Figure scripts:
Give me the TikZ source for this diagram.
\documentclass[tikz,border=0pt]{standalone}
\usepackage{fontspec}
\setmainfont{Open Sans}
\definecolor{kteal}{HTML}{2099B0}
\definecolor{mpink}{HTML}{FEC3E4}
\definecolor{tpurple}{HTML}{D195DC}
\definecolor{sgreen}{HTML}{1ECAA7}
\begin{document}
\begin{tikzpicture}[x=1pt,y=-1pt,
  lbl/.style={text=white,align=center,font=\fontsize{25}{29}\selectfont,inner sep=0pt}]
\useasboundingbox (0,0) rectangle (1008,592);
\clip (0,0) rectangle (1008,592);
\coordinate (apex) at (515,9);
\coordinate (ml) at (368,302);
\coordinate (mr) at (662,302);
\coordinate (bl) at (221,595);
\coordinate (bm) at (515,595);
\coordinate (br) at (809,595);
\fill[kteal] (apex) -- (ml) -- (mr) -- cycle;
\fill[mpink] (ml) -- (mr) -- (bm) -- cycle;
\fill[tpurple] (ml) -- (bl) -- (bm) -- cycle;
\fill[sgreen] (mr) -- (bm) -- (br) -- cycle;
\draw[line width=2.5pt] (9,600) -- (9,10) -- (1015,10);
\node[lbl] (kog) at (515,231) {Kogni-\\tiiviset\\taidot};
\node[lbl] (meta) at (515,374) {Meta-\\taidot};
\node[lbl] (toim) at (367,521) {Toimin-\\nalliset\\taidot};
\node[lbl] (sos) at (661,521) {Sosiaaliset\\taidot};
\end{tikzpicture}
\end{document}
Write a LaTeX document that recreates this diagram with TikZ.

# Given task
Copy out all of the data exactly, leaving nothing out.

# Right answer
Give me the TikZ source for this diagram.
\documentclass[tikz,border=0pt]{standalone}
\usepackage{fontspec}
\setmainfont{Open Sans}
\definecolor{kteal}{HTML}{2099B0}
\definecolor{mpink}{HTML}{FEC3E4}
\definecolor{tpurple}{HTML}{D195DC}
\definecolor{sgreen}{HTML}{1ECAA7}
\begin{document}
\begin{tikzpicture}[x=1pt,y=-1pt,
  lbl/.style={text=white,align=center,font=\fontsize{25}{29}\selectfont,inner sep=0pt}]
\useasboundingbox (0,0) rectangle (1008,592);
\clip (0,0) rectangle (1008,592);
\coordinate (apex) at (515,9);
\coordinate (ml) at (368,302);
\coordinate (mr) at (662,302);
\coordinate (bl) at (221,595);
\coordinate (bm) at (515,595);
\coordinate (br) at (809,595);
\fill[kteal] (apex) -- (ml) -- (mr) -- cycle;
\fill[mpink] (ml) -- (mr) -- (bm) -- cycle;
\fill[tpurple] (ml) -- (bl) -- (bm) -- cycle;
\fill[sgreen] (mr) -- (bm) -- (br) -- cycle;
\draw[line width=2.5pt] (9,600) -- (9,10) -- (1015,10);
\node[lbl] (kog) at (515,231) {Kogni-\\tiiviset\\taidot};
\node[lbl] (meta) at (515,374) {Meta-\\taidot};
\node[lbl] (toim) at (367,521) {Toimin-\\nalliset\\taidot};
\node[lbl] (sos) at (661,521) {Sosiaaliset\\taidot};
\end{tikzpicture}
\end{document}
Write a LaTeX document that recreates this diagram with TikZ.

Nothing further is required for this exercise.